Escalation Despite Warning

The legal complaint reveals that Reddit had previously sent a cease-and-desist letter to Perplexity regarding its scraping activities. Surprisingly, according to Reddit’s allegations, rather than reducing its citation of Reddit content after receiving the legal warning, Perplexity actually increased its references to the platform. This development suggests the relationship between the companies deteriorated significantly before reaching the current litigation stage. Industry observers note that Reddit has established formal agreements with other AI companies for content access, but no such arrangement existed with Perplexity.

Perplexity’s Defense Statement

Perplexity has responded to the allegations through a statement provided to The Verge, though the company notes it hasn’t formally received the lawsuit documents yet. “Perplexity has not yet received the lawsuit, but we will always fight vigorously for users’ rights to freely and fairly access public knowledge,” the company stated. “Our approach remains principled and responsible as we provide factual answers with accurate AI, and we will not tolerate threats against openness and the public interest.”

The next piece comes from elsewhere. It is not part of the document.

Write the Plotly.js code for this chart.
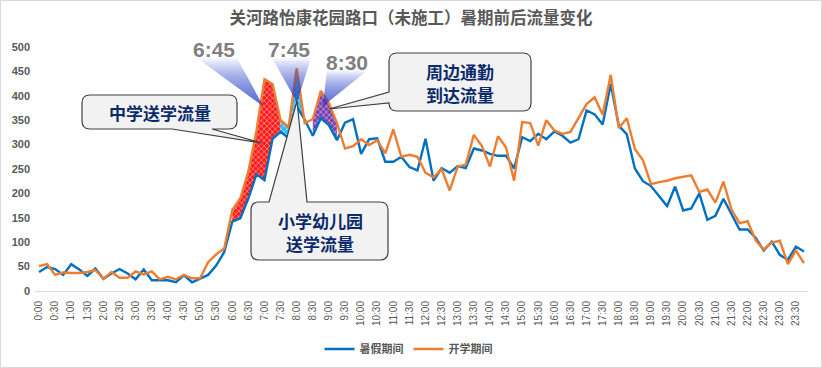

Broader Implications for AI Industry

This lawsuit emerges amid growing tensions between content platforms and AI companies regarding training data sourcing. The case highlights ongoing debates about what constitutes fair use of publicly available web content for AI training purposes. Legal experts suggest the outcome could establish important precedents for how data scraping activities are regulated and what permissions AI companies need to access content from platforms like Reddit. As artificial intelligence systems increasingly rely on vast amounts of web data for training, analysts suggest such legal conflicts will likely become more common across the technology sector.

What Comes Next

The legal proceedings are just beginning, and industry watchers anticipate a complex case that could examine fundamental questions about data ownership and AI development practices. Meanwhile, Reddit’s creative investigation method—using digitally traceable content as bait—demonstrates how platforms are developing sophisticated techniques to detect unauthorized data access. The technology community will be closely watching how this case develops, as it could influence how AI companies source training data and how content platforms protect their information in the future.